As Lent comes to an end in a few days, and with it, our long period of expectant waiting, we have occasion to contemplate the central mystery of our faith: the cross and its role in our redemption. What does Jesus’ death and resurrection mean? Those of us who grew up in church may be numb to the depth and complexity of such a question, but recently I have been struck by the need to explore it and to understand it more deeply.

Jesus’ death and resurrection mark the triumph of Life Himself over death.

Jesus’ crucifixion is the ultimate example of selfless love, giving Himself up to save others.

It is the ultimate example of love for enemies, of overcoming evil with good, of using God’s uncanny means of revolutionary submission to defeat– against all odds– the world’s methods of violence, domination, and deceit.

In his suffering, humiliation, and death, Jesus fully identifies with the human condition and stands in loving solidarity with His creation.

Jesus’ death and resurrection make it possible for us to be forgiven and to forgive others.

Jesus’ suffering means the healing of all the violence, fear, and sin of humanity by means of absorbing that evil into Himself, becoming sin on our behalf, identifying with human sin to the point of experiencing the abandonment of God. (2 Corinthians 5:21, Matthew 27:46).

Jesus’ own death redeemed suffering, defeat, failure, and death itself so that our own experience of these things can now be useful in drawing us closer to God and in transforming us into His likeness.

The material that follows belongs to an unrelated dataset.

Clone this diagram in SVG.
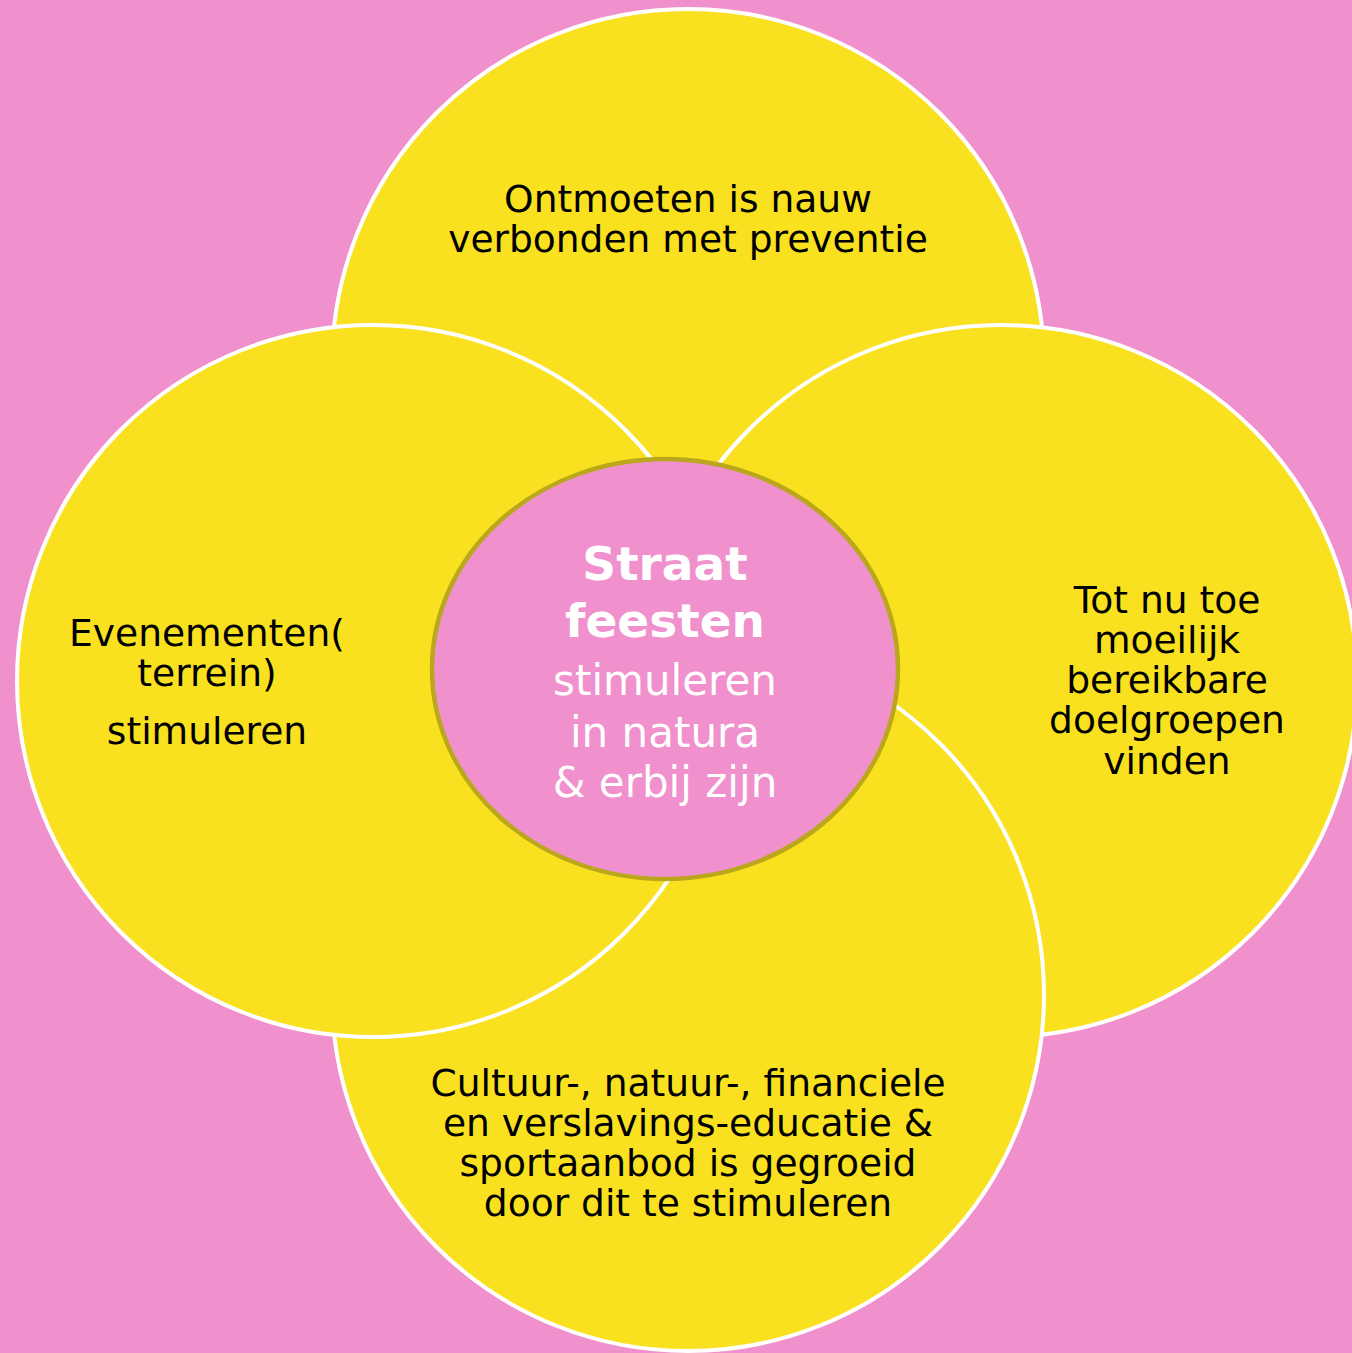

His sacrifice ushers in the restoration of the whole world, creating a new covenant, creating the Church, creating a new way to be human.

Jesus’ example calls us to follow Him into a life of suffering and death ourselves, and promises us that after we lose our lives, we will find our Life. Death comes before resurrection.

So, was the culmination of Jesus’ earthly life an act of victory, or love, or non-violent resistance, or solidarity, or healing, or redemption, or creation, or invitation? The really wonderful thing is, it’s all of these things. It’s a Mystery too big to be contained in one dimension, or one literary image, or one explanation. But it’s a Mystery worth living and dying for, worth spending our whole lives unpacking through study and first-hand experience; big enough to contain the full meaning of our lives, and to make any other pursuit or ambition look small and insignificant by comparison.

*I am deeply indebted to Walter Wink, Richard Rohr, Dietrich Bonhoeffer, John Howard Yoder, and Richard Foster, among others, for opening my eyes to the many layers of meaning inherent in the cross of Christ.